We loved visiting Utah in June for my sister's wedding. She was so beautiful! And we are so happy to have Matthias in the family. Their wedding was such a happy celebration, and we were grateful to be there with my family.


They were married in the Payson, Utah temple on June 20, 2015. That temple is incredibly beautiful! It made me so excited for our own Indianapolis temple to be finished soon. I'm grateful for that sweet day this summer when my family could all share Ali's special day, and be reminded about what is truly important in this life. Family! I think about my family members so much. Their happiness means the world to me and I just want to be with them forever. I know that we can be, through Christ.

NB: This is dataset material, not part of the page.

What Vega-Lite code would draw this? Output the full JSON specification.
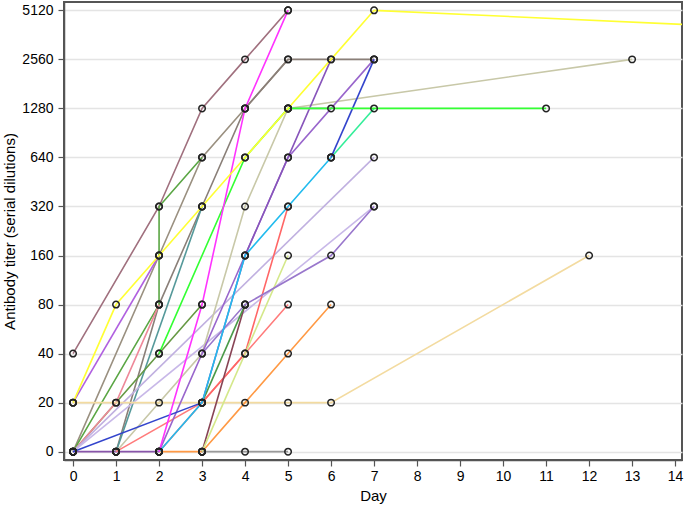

Congratulations, Alison & Matthias! We love you!




Wednesday, May 20, 2015

A New Mother's Day

I had a lot of thoughts running through my head during my first Mother's Day as a mom. I knew becoming a mother would bring higher highs and lower lows into my life. Just, more feelings, if you will. It just makes sense. What I didn't anticipate is how unexpectedly those strong feelings would come on, at any random moment. I never knew that during a routine (oh so routine) diaper change my little son could gaze at me so sweetly and smile so big that I'd suddenly just think of heaven and how I want to be with him forever up there, after all this. Or that sometimes I'd tickle this little boy and hear his newly discovered laugh build up, and I'd suddenly just want to cry thinking about all the kids who aren't being tickled enough and who aren't getting enough chances to discover their own laugh. 

So many bigger smiles. So many random tears. Motherhood is a lot of feelings, you guys. 


A baby's trust and innocence is the most tender thing to witness. They can only communicate with you in so many ways; their wants are their needs and their needs are their wants. They deserve them to be met. These precious souls come to us so dependent, yet shifting our entire perspective and routine to fit them in. To fit them in deep.


Sometimes Westin stares at me hard. We laugh and peek-a-boo and smile and babble, but sometimes, he just stares. So intently. I try to not be the first to break those moments, because I don't know what he's needing to gain from that stare but I'm sure not going to take whatever it is away from him. Maybe he's just studying the way my mouth works or the way my eyes seem more familiar each day. But sometimes it feels like more. Like he's slowly learning more all the time that it's a big deal that he's here and that he's a big deal to me. So he stares and he pieces it together and I try to just shoot love through my eyes right back at him, hard. I think he feels it. I feel it fiercely.


Westin has my heart. It's hard to imagine who he's going to become, or think about what his life will be like. I mean, I can barely even picture his smile with teeth instead of that toothless grin that melts my soul, let alone imagine what kind of man he's going to become someday. But oh man I send so many prayers his way, for his now and for his future. Please help me teach him the best way I can. Or at least just not mess him up. 


I didn't anticipate what it would feel like to have love become the driving force of my day job. Genuine, deep-rooted love. It's the motive behind the big things and mundane things that fill my days, and I love that. I love love. I love this motherly love. My grandma used the word "sappy" better than anyone I've ever heard, and maybe that's what she'd call this rambling that I'm doing, but it's all true. Sappy and true.


Happy late Mother's Day, to everyone who loves and shapes others.